- Source material:
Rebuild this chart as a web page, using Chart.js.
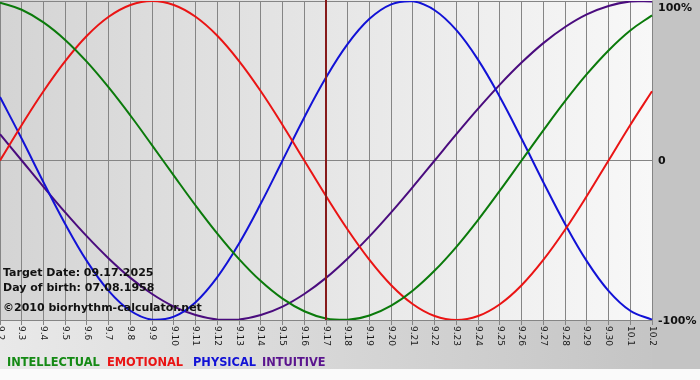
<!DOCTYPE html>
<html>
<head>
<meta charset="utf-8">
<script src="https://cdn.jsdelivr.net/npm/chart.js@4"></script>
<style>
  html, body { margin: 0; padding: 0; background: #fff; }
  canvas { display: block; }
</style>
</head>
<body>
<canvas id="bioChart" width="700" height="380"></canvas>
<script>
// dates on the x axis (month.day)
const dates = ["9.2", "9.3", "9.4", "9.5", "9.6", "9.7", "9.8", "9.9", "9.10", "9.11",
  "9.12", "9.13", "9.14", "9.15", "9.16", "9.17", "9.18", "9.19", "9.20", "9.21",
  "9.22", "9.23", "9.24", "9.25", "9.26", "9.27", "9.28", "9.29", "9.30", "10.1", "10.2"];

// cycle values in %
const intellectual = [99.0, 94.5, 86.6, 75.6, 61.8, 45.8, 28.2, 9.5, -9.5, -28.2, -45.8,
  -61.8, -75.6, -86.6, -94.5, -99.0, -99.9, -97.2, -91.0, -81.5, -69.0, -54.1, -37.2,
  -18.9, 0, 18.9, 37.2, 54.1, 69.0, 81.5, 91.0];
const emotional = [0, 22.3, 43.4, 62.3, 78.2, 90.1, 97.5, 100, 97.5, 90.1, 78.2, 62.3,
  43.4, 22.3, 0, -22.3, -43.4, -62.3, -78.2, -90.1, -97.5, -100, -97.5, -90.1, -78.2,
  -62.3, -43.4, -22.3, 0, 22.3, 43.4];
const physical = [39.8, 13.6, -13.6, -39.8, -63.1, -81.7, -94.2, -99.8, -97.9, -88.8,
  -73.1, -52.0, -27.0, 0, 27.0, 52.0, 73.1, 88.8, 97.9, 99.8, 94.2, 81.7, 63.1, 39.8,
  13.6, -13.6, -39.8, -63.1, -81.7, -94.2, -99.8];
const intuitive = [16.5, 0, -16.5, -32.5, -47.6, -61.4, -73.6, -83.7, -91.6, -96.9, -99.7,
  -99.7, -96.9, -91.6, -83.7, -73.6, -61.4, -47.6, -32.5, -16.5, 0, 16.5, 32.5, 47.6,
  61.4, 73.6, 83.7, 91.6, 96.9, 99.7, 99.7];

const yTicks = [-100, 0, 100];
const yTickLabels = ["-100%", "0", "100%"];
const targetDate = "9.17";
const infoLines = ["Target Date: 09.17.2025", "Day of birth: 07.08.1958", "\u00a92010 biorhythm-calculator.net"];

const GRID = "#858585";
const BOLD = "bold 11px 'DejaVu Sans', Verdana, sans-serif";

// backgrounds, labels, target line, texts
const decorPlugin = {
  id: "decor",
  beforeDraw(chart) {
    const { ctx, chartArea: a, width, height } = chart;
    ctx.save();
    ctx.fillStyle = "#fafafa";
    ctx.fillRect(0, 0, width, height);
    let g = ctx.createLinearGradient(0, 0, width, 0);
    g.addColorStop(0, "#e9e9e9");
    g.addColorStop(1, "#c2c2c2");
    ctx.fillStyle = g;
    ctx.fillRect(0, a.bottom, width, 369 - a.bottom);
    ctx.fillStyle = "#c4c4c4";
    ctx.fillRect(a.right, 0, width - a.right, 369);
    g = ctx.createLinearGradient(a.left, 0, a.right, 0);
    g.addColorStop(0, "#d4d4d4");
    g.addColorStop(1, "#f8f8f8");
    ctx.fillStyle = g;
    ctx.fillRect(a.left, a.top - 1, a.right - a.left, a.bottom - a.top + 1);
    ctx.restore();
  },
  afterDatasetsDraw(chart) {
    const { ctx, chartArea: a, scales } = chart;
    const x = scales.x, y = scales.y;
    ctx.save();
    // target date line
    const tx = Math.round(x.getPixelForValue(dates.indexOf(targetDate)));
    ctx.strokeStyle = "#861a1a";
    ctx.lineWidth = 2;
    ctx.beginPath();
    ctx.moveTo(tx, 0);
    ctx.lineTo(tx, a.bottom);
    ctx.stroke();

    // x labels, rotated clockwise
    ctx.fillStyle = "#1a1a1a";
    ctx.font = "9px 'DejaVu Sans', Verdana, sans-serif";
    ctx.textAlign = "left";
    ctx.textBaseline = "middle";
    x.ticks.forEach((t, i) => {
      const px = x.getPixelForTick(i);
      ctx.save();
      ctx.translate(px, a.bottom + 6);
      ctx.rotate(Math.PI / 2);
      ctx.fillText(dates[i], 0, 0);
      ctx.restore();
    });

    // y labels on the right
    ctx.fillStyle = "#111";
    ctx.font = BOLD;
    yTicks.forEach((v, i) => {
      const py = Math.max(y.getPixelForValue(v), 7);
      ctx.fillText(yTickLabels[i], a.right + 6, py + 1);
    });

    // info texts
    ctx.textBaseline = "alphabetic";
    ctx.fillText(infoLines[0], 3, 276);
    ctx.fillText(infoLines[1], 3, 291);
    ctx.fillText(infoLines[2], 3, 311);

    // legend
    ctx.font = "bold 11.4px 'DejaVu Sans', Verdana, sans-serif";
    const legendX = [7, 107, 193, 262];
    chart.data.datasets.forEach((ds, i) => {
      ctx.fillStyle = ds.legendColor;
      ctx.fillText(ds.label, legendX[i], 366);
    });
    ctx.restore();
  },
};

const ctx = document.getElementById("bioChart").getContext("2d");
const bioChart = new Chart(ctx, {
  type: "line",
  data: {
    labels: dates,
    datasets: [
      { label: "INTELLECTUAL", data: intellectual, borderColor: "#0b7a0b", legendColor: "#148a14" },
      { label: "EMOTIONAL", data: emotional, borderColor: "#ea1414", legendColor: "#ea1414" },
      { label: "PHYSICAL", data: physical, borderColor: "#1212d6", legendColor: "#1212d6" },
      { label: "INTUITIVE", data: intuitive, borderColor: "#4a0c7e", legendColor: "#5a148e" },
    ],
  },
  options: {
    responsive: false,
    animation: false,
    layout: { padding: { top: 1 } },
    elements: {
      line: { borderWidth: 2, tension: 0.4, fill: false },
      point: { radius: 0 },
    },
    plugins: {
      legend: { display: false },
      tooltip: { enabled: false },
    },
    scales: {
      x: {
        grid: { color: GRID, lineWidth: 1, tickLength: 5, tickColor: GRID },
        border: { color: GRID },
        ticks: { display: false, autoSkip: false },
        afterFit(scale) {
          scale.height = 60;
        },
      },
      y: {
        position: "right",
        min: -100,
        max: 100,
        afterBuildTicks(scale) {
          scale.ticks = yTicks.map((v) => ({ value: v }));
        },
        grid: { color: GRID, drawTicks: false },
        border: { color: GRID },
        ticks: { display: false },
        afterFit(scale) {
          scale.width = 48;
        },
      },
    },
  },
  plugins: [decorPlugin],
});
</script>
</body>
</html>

- Stated goal: Leave the pictures out, and print every line of the listing exactly as written.

- Solved exercise:
Rebuild this chart as a web page, using Chart.js.
<!DOCTYPE html>
<html>
<head>
<meta charset="utf-8">
<script src="https://cdn.jsdelivr.net/npm/chart.js@4"></script>
<style>
  html, body { margin: 0; padding: 0; background: #fff; }
  canvas { display: block; }
</style>
</head>
<body>
<canvas id="bioChart" width="700" height="380"></canvas>
<script>
// dates on the x axis (month.day)
const dates = ["9.2", "9.3", "9.4", "9.5", "9.6", "9.7", "9.8", "9.9", "9.10", "9.11",
  "9.12", "9.13", "9.14", "9.15", "9.16", "9.17", "9.18", "9.19", "9.20", "9.21",
  "9.22", "9.23", "9.24", "9.25", "9.26", "9.27", "9.28", "9.29", "9.30", "10.1", "10.2"];

// cycle values in %
const intellectual = [99.0, 94.5, 86.6, 75.6, 61.8, 45.8, 28.2, 9.5, -9.5, -28.2, -45.8,
  -61.8, -75.6, -86.6, -94.5, -99.0, -99.9, -97.2, -91.0, -81.5, -69.0, -54.1, -37.2,
  -18.9, 0, 18.9, 37.2, 54.1, 69.0, 81.5, 91.0];
const emotional = [0, 22.3, 43.4, 62.3, 78.2, 90.1, 97.5, 100, 97.5, 90.1, 78.2, 62.3,
  43.4, 22.3, 0, -22.3, -43.4, -62.3, -78.2, -90.1, -97.5, -100, -97.5, -90.1, -78.2,
  -62.3, -43.4, -22.3, 0, 22.3, 43.4];
const physical = [39.8, 13.6, -13.6, -39.8, -63.1, -81.7, -94.2, -99.8, -97.9, -88.8,
  -73.1, -52.0, -27.0, 0, 27.0, 52.0, 73.1, 88.8, 97.9, 99.8, 94.2, 81.7, 63.1, 39.8,
  13.6, -13.6, -39.8, -63.1, -81.7, -94.2, -99.8];
const intuitive = [16.5, 0, -16.5, -32.5, -47.6, -61.4, -73.6, -83.7, -91.6, -96.9, -99.7,
  -99.7, -96.9, -91.6, -83.7, -73.6, -61.4, -47.6, -32.5, -16.5, 0, 16.5, 32.5, 47.6,
  61.4, 73.6, 83.7, 91.6, 96.9, 99.7, 99.7];

const yTicks = [-100, 0, 100];
const yTickLabels = ["-100%", "0", "100%"];
const targetDate = "9.17";
const infoLines = ["Target Date: 09.17.2025", "Day of birth: 07.08.1958", "\u00a92010 biorhythm-calculator.net"];

const GRID = "#858585";
const BOLD = "bold 11px 'DejaVu Sans', Verdana, sans-serif";

// backgrounds, labels, target line, texts
const decorPlugin = {
  id: "decor",
  beforeDraw(chart) {
    const { ctx, chartArea: a, width, height } = chart;
    ctx.save();
    ctx.fillStyle = "#fafafa";
    ctx.fillRect(0, 0, width, height);
    let g = ctx.createLinearGradient(0, 0, width, 0);
    g.addColorStop(0, "#e9e9e9");
    g.addColorStop(1, "#c2c2c2");
    ctx.fillStyle = g;
    ctx.fillRect(0, a.bottom, width, 369 - a.bottom);
    ctx.fillStyle = "#c4c4c4";
    ctx.fillRect(a.right, 0, width - a.right, 369);
    g = ctx.createLinearGradient(a.left, 0, a.right, 0);
    g.addColorStop(0, "#d4d4d4");
    g.addColorStop(1, "#f8f8f8");
    ctx.fillStyle = g;
    ctx.fillRect(a.left, a.top - 1, a.right - a.left, a.bottom - a.top + 1);
    ctx.restore();
  },
  afterDatasetsDraw(chart) {
    const { ctx, chartArea: a, scales } = chart;
    const x = scales.x, y = scales.y;
    ctx.save();
    // target date line
    const tx = Math.round(x.getPixelForValue(dates.indexOf(targetDate)));
    ctx.strokeStyle = "#861a1a";
    ctx.lineWidth = 2;
    ctx.beginPath();
    ctx.moveTo(tx, 0);
    ctx.lineTo(tx, a.bottom);
    ctx.stroke();

    // x labels, rotated clockwise
    ctx.fillStyle = "#1a1a1a";
    ctx.font = "9px 'DejaVu Sans', Verdana, sans-serif";
    ctx.textAlign = "left";
    ctx.textBaseline = "middle";
    x.ticks.forEach((t, i) => {
      const px = x.getPixelForTick(i);
      ctx.save();
      ctx.translate(px, a.bottom + 6);
      ctx.rotate(Math.PI / 2);
      ctx.fillText(dates[i], 0, 0);
      ctx.restore();
    });

    // y labels on the right
    ctx.fillStyle = "#111";
    ctx.font = BOLD;
    yTicks.forEach((v, i) => {
      const py = Math.max(y.getPixelForValue(v), 7);
      ctx.fillText(yTickLabels[i], a.right + 6, py + 1);
    });

    // info texts
    ctx.textBaseline = "alphabetic";
    ctx.fillText(infoLines[0], 3, 276);
    ctx.fillText(infoLines[1], 3, 291);
    ctx.fillText(infoLines[2], 3, 311);

    // legend
    ctx.font = "bold 11.4px 'DejaVu Sans', Verdana, sans-serif";
    const legendX = [7, 107, 193, 262];
    chart.data.datasets.forEach((ds, i) => {
      ctx.fillStyle = ds.legendColor;
      ctx.fillText(ds.label, legendX[i], 366);
    });
    ctx.restore();
  },
};

const ctx = document.getElementById("bioChart").getContext("2d");
const bioChart = new Chart(ctx, {
  type: "line",
  data: {
    labels: dates,
    datasets: [
      { label: "INTELLECTUAL", data: intellectual, borderColor: "#0b7a0b", legendColor: "#148a14" },
      { label: "EMOTIONAL", data: emotional, borderColor: "#ea1414", legendColor: "#ea1414" },
      { label: "PHYSICAL", data: physical, borderColor: "#1212d6", legendColor: "#1212d6" },
      { label: "INTUITIVE", data: intuitive, borderColor: "#4a0c7e", legendColor: "#5a148e" },
    ],
  },
  options: {
    responsive: false,
    animation: false,
    layout: { padding: { top: 1 } },
    elements: {
      line: { borderWidth: 2, tension: 0.4, fill: false },
      point: { radius: 0 },
    },
    plugins: {
      legend: { display: false },
      tooltip: { enabled: false },
    },
    scales: {
      x: {
        grid: { color: GRID, lineWidth: 1, tickLength: 5, tickColor: GRID },
        border: { color: GRID },
        ticks: { display: false, autoSkip: false },
        afterFit(scale) {
          scale.height = 60;
        },
      },
      y: {
        position: "right",
        min: -100,
        max: 100,
        afterBuildTicks(scale) {
          scale.ticks = yTicks.map((v) => ({ value: v }));
        },
        grid: { color: GRID, drawTicks: false },
        border: { color: GRID },
        ticks: { display: false },
        afterFit(scale) {
          scale.width = 48;
        },
      },
    },
  },
  plugins: [decorPlugin],
});
</script>
</body>
</html>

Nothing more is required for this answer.